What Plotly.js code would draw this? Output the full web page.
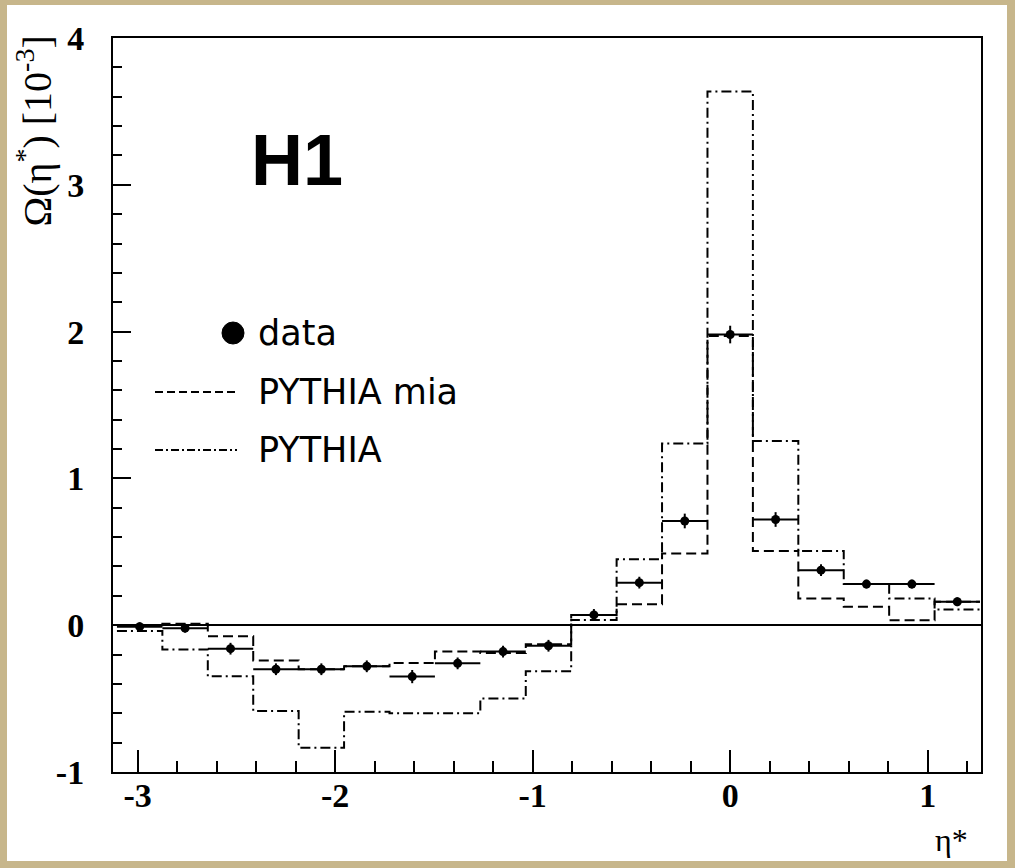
<!DOCTYPE html>
<html>
<head>
<meta charset="utf-8">
<script src="https://cdn.plot.ly/plotly-3.0.1.min.js"></script>
<style>
  html, body { margin: 0; padding: 0; background: #ffffff; }
  #chart { width: 1015px; height: 868px; }
</style>
</head>
<body>
<div id="chart"></div>
<script>
// ---- data ----
const etaCenters = [-2.99, -2.76, -2.53, -2.30, -2.07, -1.84, -1.61, -1.38, -1.15, -0.92,
                    -0.69, -0.46, -0.23, 0.00, 0.23, 0.46, 0.69, 0.92, 1.15];
const binHalfWidth = 0.115;
const dataValues = [-0.01, -0.02, -0.16, -0.30, -0.30, -0.28, -0.35, -0.26, -0.18, -0.14,
                    0.07, 0.29, 0.71, 1.98, 0.72, 0.375, 0.28, 0.28, 0.16];
const dataErrors = [0.03, 0.03, 0.04, 0.04, 0.04, 0.04, 0.045, 0.04, 0.04, 0.04,
                    0.04, 0.04, 0.05, 0.06, 0.05, 0.04, 0.03, 0.03, 0.03];
const pythiaMia = [0.00, 0.01, -0.075, -0.24, -0.30, -0.28, -0.257, -0.18, -0.19, -0.13,
                   0.07, 0.143, 0.489, 1.97, 0.506, 0.182, 0.125, 0.034, 0.16];
const pythia = [-0.04, -0.166, -0.348, -0.584, -0.834, -0.59, -0.60, -0.60, -0.50, -0.314,
                0.035, 0.45, 1.238, 3.635, 1.254, 0.506, 0.28, 0.182, 0.107];
const xTickVals = [-3, -2, -1, 0, 1];
const xTickText = ['-3', '-2', '-1', '0', '1'];
const yTickVals = [-1, 0, 1, 2, 3, 4];
const yTickText = ['-1', '0', '1', '2', '3', '4'];
const legendLabels = ['data', 'PYTHIA mia', 'PYTHIA'];

// ---- build step-histogram coordinates from the bins ----
function stepX(centers, hw) {
  const xs = centers.map(c => c - hw);
  xs.push(centers[centers.length - 1] + hw);
  return xs;
}
function stepY(vals) {
  const ys = vals.slice();
  ys.push(vals[vals.length - 1]);
  return ys;
}
const edges = stepX(etaCenters, binHalfWidth);

const traces = [
  {
    type: 'scatter', mode: 'lines', x: edges, y: stepY(pythiaMia),
    line: { shape: 'hv', color: '#000', width: 2, dash: '10px,5px' },
    hoverinfo: 'skip'
  },
  {
    type: 'scatter', mode: 'lines', x: edges, y: stepY(pythia),
    line: { shape: 'hv', color: '#000', width: 2, dash: '10px,4px,2px,4px' },
    hoverinfo: 'skip'
  },
  {
    type: 'scatter', mode: 'markers', x: etaCenters, y: dataValues,
    marker: { symbol: 'circle', size: 9, color: '#000' },
    error_x: { type: 'constant', value: binHalfWidth, width: 0, thickness: 2, color: '#000' },
    error_y: { type: 'data', array: dataErrors, width: 0, thickness: 2, color: '#000' },
    hoverinfo: 'skip'
  }
];

const serif = 'Liberation Serif, Times New Roman, serif';
const tickFont = { family: serif, size: 34, color: '#000', weight: 'bold' };
const legFont = { family: 'DejaVu Sans, sans-serif', size: 35, color: '#000' };

// paper coordinate helpers (plot area: x 113..981 px, y 38..772 px)
const L = 113, R = 981, T = 38, B = 772;
const px = p => (p - L) / (R - L);
const py = p => (B - p) / (B - T);

const layout = {
  width: 1015, height: 868,
  margin: { l: L, r: 1015 - R, t: T, b: 868 - B, pad: 0 },
  paper_bgcolor: '#c7b68b',
  plot_bgcolor: '#ffffff',
  showlegend: false,
  hovermode: false,
  xaxis: {
    range: [-3.125, 1.27],
    tickmode: 'array', tickvals: xTickVals, ticktext: xTickText,
    ticks: 'inside', ticklen: 22, tickwidth: 2, tickcolor: '#000',
    ticklabelstandoff: -8,
    showline: true, linecolor: '#000', linewidth: 2, mirror: true,
    showgrid: false, zeroline: false,
    tickfont: tickFont,
    minor: { tick0: 0, dtick: 0.2, ticks: 'inside', ticklen: 11, tickwidth: 2, tickcolor: '#000', showgrid: false }
  },
  yaxis: {
    range: [-1, 4],
    tickmode: 'array', tickvals: yTickVals, ticktext: yTickText,
    ticks: 'inside', ticklen: 18, tickwidth: 2, tickcolor: '#000',
    ticklabelstandoff: 20,
    showline: true, linecolor: '#000', linewidth: 2, mirror: true,
    showgrid: false,
    zeroline: true, zerolinecolor: '#000', zerolinewidth: 2,
    tickfont: tickFont,
    minor: { tick0: 0, dtick: 0.2, ticks: 'inside', ticklen: 9, tickwidth: 2, tickcolor: '#000', showgrid: false }
  },
  shapes: [
    { type: 'rect', xref: 'paper', yref: 'paper', layer: 'below',
      x0: px(7), x1: px(1007), y0: py(861), y1: py(5),
      fillcolor: '#ffffff', line: { width: 0 } },
    // legend samples
    { type: 'circle', xref: 'paper', yref: 'paper',
      x0: px(222), x1: px(244), y0: py(344), y1: py(322),
      fillcolor: '#000', line: { color: '#000', width: 1 } },
    { type: 'line', xref: 'paper', yref: 'paper',
      x0: px(155), x1: px(237), y0: py(392), y1: py(392),
      line: { color: '#000', width: 2, dash: '8px,4px' } },
    { type: 'line', xref: 'paper', yref: 'paper',
      x0: px(155), x1: px(237), y0: py(450), y1: py(450),
      line: { color: '#000', width: 2, dash: '8px,3px,2px,3px' } }
  ],
  annotations: [
    { xref: 'paper', yref: 'paper', x: px(256), y: py(333), xanchor: 'left', yanchor: 'middle',
      text: legendLabels[0], showarrow: false, font: legFont },
    { xref: 'paper', yref: 'paper', x: px(256), y: py(392), xanchor: 'left', yanchor: 'middle',
      text: legendLabels[1], showarrow: false, font: legFont },
    { xref: 'paper', yref: 'paper', x: px(256), y: py(450), xanchor: 'left', yanchor: 'middle',
      text: legendLabels[2], showarrow: false, font: legFont },
    { xref: 'paper', yref: 'paper', x: px(297), y: py(160), xanchor: 'center', yanchor: 'middle',
      text: 'H1', showarrow: false,
      font: { family: 'Liberation Sans, Arial, sans-serif', size: 72, color: '#000', weight: 'bold' } },
    { xref: 'paper', yref: 'paper', x: px(35), y: py(34), xanchor: 'center', yanchor: 'top',
      textangle: -90,
      text: 'Ω(η<sup>*</sup>) [10<sup>-3</sup>]', showarrow: false,
      font: { family: serif, size: 40, color: '#000' } },
    { xref: 'paper', yref: 'paper', x: px(970), y: py(840), xanchor: 'right', yanchor: 'middle',
      text: 'η*', showarrow: false,
      font: { family: serif, size: 32, color: '#000' } }
  ]
};

Plotly.newPlot('chart', traces, layout, { staticPlot: true, displayModeBar: false });
</script>
</body>
</html>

:::::

§ What the exercise asks
Quote the data above in full and without alteration; skip the pictures.

§ Task answer
What Plotly.js code would draw this? Output the full web page.
<!DOCTYPE html>
<html>
<head>
<meta charset="utf-8">
<script src="https://cdn.plot.ly/plotly-3.0.1.min.js"></script>
<style>
  html, body { margin: 0; padding: 0; background: #ffffff; }
  #chart { width: 1015px; height: 868px; }
</style>
</head>
<body>
<div id="chart"></div>
<script>
// ---- data ----
const etaCenters = [-2.99, -2.76, -2.53, -2.30, -2.07, -1.84, -1.61, -1.38, -1.15, -0.92,
                    -0.69, -0.46, -0.23, 0.00, 0.23, 0.46, 0.69, 0.92, 1.15];
const binHalfWidth = 0.115;
const dataValues = [-0.01, -0.02, -0.16, -0.30, -0.30, -0.28, -0.35, -0.26, -0.18, -0.14,
                    0.07, 0.29, 0.71, 1.98, 0.72, 0.375, 0.28, 0.28, 0.16];
const dataErrors = [0.03, 0.03, 0.04, 0.04, 0.04, 0.04, 0.045, 0.04, 0.04, 0.04,
                    0.04, 0.04, 0.05, 0.06, 0.05, 0.04, 0.03, 0.03, 0.03];
const pythiaMia = [0.00, 0.01, -0.075, -0.24, -0.30, -0.28, -0.257, -0.18, -0.19, -0.13,
                   0.07, 0.143, 0.489, 1.97, 0.506, 0.182, 0.125, 0.034, 0.16];
const pythia = [-0.04, -0.166, -0.348, -0.584, -0.834, -0.59, -0.60, -0.60, -0.50, -0.314,
                0.035, 0.45, 1.238, 3.635, 1.254, 0.506, 0.28, 0.182, 0.107];
const xTickVals = [-3, -2, -1, 0, 1];
const xTickText = ['-3', '-2', '-1', '0', '1'];
const yTickVals = [-1, 0, 1, 2, 3, 4];
const yTickText = ['-1', '0', '1', '2', '3', '4'];
const legendLabels = ['data', 'PYTHIA mia', 'PYTHIA'];

// ---- build step-histogram coordinates from the bins ----
function stepX(centers, hw) {
  const xs = centers.map(c => c - hw);
  xs.push(centers[centers.length - 1] + hw);
  return xs;
}
function stepY(vals) {
  const ys = vals.slice();
  ys.push(vals[vals.length - 1]);
  return ys;
}
const edges = stepX(etaCenters, binHalfWidth);

const traces = [
  {
    type: 'scatter', mode: 'lines', x: edges, y: stepY(pythiaMia),
    line: { shape: 'hv', color: '#000', width: 2, dash: '10px,5px' },
    hoverinfo: 'skip'
  },
  {
    type: 'scatter', mode: 'lines', x: edges, y: stepY(pythia),
    line: { shape: 'hv', color: '#000', width: 2, dash: '10px,4px,2px,4px' },
    hoverinfo: 'skip'
  },
  {
    type: 'scatter', mode: 'markers', x: etaCenters, y: dataValues,
    marker: { symbol: 'circle', size: 9, color: '#000' },
    error_x: { type: 'constant', value: binHalfWidth, width: 0, thickness: 2, color: '#000' },
    error_y: { type: 'data', array: dataErrors, width: 0, thickness: 2, color: '#000' },
    hoverinfo: 'skip'
  }
];

const serif = 'Liberation Serif, Times New Roman, serif';
const tickFont = { family: serif, size: 34, color: '#000', weight: 'bold' };
const legFont = { family: 'DejaVu Sans, sans-serif', size: 35, color: '#000' };

// paper coordinate helpers (plot area: x 113..981 px, y 38..772 px)
const L = 113, R = 981, T = 38, B = 772;
const px = p => (p - L) / (R - L);
const py = p => (B - p) / (B - T);

const layout = {
  width: 1015, height: 868,
  margin: { l: L, r: 1015 - R, t: T, b: 868 - B, pad: 0 },
  paper_bgcolor: '#c7b68b',
  plot_bgcolor: '#ffffff',
  showlegend: false,
  hovermode: false,
  xaxis: {
    range: [-3.125, 1.27],
    tickmode: 'array', tickvals: xTickVals, ticktext: xTickText,
    ticks: 'inside', ticklen: 22, tickwidth: 2, tickcolor: '#000',
    ticklabelstandoff: -8,
    showline: true, linecolor: '#000', linewidth: 2, mirror: true,
    showgrid: false, zeroline: false,
    tickfont: tickFont,
    minor: { tick0: 0, dtick: 0.2, ticks: 'inside', ticklen: 11, tickwidth: 2, tickcolor: '#000', showgrid: false }
  },
  yaxis: {
    range: [-1, 4],
    tickmode: 'array', tickvals: yTickVals, ticktext: yTickText,
    ticks: 'inside', ticklen: 18, tickwidth: 2, tickcolor: '#000',
    ticklabelstandoff: 20,
    showline: true, linecolor: '#000', linewidth: 2, mirror: true,
    showgrid: false,
    zeroline: true, zerolinecolor: '#000', zerolinewidth: 2,
    tickfont: tickFont,
    minor: { tick0: 0, dtick: 0.2, ticks: 'inside', ticklen: 9, tickwidth: 2, tickcolor: '#000', showgrid: false }
  },
  shapes: [
    { type: 'rect', xref: 'paper', yref: 'paper', layer: 'below',
      x0: px(7), x1: px(1007), y0: py(861), y1: py(5),
      fillcolor: '#ffffff', line: { width: 0 } },
    // legend samples
    { type: 'circle', xref: 'paper', yref: 'paper',
      x0: px(222), x1: px(244), y0: py(344), y1: py(322),
      fillcolor: '#000', line: { color: '#000', width: 1 } },
    { type: 'line', xref: 'paper', yref: 'paper',
      x0: px(155), x1: px(237), y0: py(392), y1: py(392),
      line: { color: '#000', width: 2, dash: '8px,4px' } },
    { type: 'line', xref: 'paper', yref: 'paper',
      x0: px(155), x1: px(237), y0: py(450), y1: py(450),
      line: { color: '#000', width: 2, dash: '8px,3px,2px,3px' } }
  ],
  annotations: [
    { xref: 'paper', yref: 'paper', x: px(256), y: py(333), xanchor: 'left', yanchor: 'middle',
      text: legendLabels[0], showarrow: false, font: legFont },
    { xref: 'paper', yref: 'paper', x: px(256), y: py(392), xanchor: 'left', yanchor: 'middle',
      text: legendLabels[1], showarrow: false, font: legFont },
    { xref: 'paper', yref: 'paper', x: px(256), y: py(450), xanchor: 'left', yanchor: 'middle',
      text: legendLabels[2], showarrow: false, font: legFont },
    { xref: 'paper', yref: 'paper', x: px(297), y: py(160), xanchor: 'center', yanchor: 'middle',
      text: 'H1', showarrow: false,
      font: { family: 'Liberation Sans, Arial, sans-serif', size: 72, color: '#000', weight: 'bold' } },
    { xref: 'paper', yref: 'paper', x: px(35), y: py(34), xanchor: 'center', yanchor: 'top',
      textangle: -90,
      text: 'Ω(η<sup>*</sup>) [10<sup>-3</sup>]', showarrow: false,
      font: { family: serif, size: 40, color: '#000' } },
    { xref: 'paper', yref: 'paper', x: px(970), y: py(840), xanchor: 'right', yanchor: 'middle',
      text: 'η*', showarrow: false,
      font: { family: serif, size: 32, color: '#000' } }
  ]
};

Plotly.newPlot('chart', traces, layout, { staticPlot: true, displayModeBar: false });
</script>
</body>
</html>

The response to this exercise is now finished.